Below I’m going to walk through some examples for how to do in R the kinds of things we covered in class using Stata.

The whole .R file for this is here.

Simulate Data and Run Linear Regression

Here’s how to simulate some basic data and run a regression:

set.seed(123)
n <- 100
x1 <- rnorm(n,0,1)
x2 <- rnorm(n,3,5)
error <- rnorm(n,0,10)
y <- x1 + x2 + error

model <- lm(y~x1+x2)
summary(model)
vcov(model)

One thing to pay attention to are the last two lines. In the variable model, you’re storing in a single object all the data associated with your regression. summary and vcov perform operations on the data in that object, but you can also access those data directly.

Try running the following and see what happens:

model$coefficients
model$residuals

Simulate Data from a Multivariate Normal Distribution

In Stata, we learned how to use drawnorm.

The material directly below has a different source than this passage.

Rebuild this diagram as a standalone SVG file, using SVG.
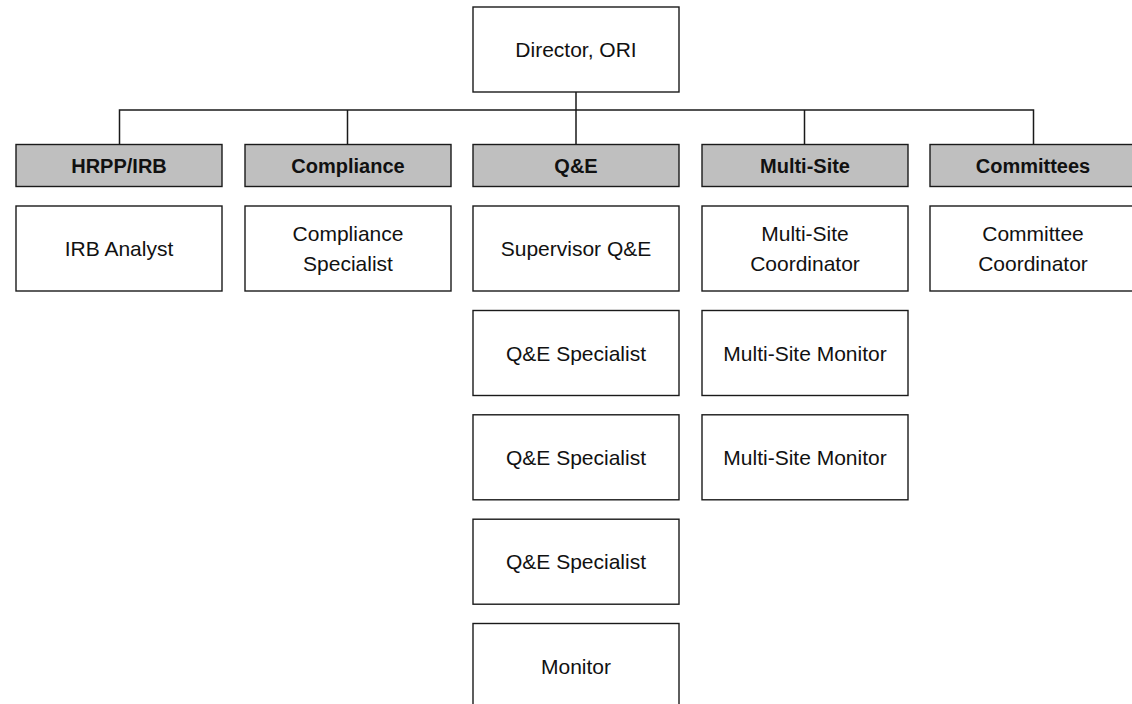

To do the same in R, you first need to install the mtvnorm package. Then run the following:

set.seed(123)
n<-10000
require(mvtnorm)
my.means <- c(x1=0,x2=3,err=0)
my.varcov <- matrix(c(3^2,0,0,0,5^2,0,0,0,10^2),ncol=3)
my.data <- rmvnorm(n,my.means,my.varcov)
my.data <- list(x1=my.data[,1],x2=my.data[,2],err=my.data[,3])
attach(my.data)
y <- x1 + x2 + err
model<-lm(y~x1+x2)
summary(model)
vcov(model)

You should get fairly similar results compared with what you got above. Note that you’re using the variance-covariance matrix though, not the correlation matrix, so you’re not bounded -1 to 1.

Checking Your Errors

R actually comes with a residual plotter built in. Run the following:

set.seed(123)
x1 <- rnorm(1000)
error <- rnorm(1000)
y <- x1 + error
qqnorm(y)
qqline(y)

Now try again with heteroskedastic errors:

y <- 2 + x1 + error*error
qqnorm(y)
qqline(y)

Needless to say, for linear models, this is a great way to visually verify the homoskedasticity assumption.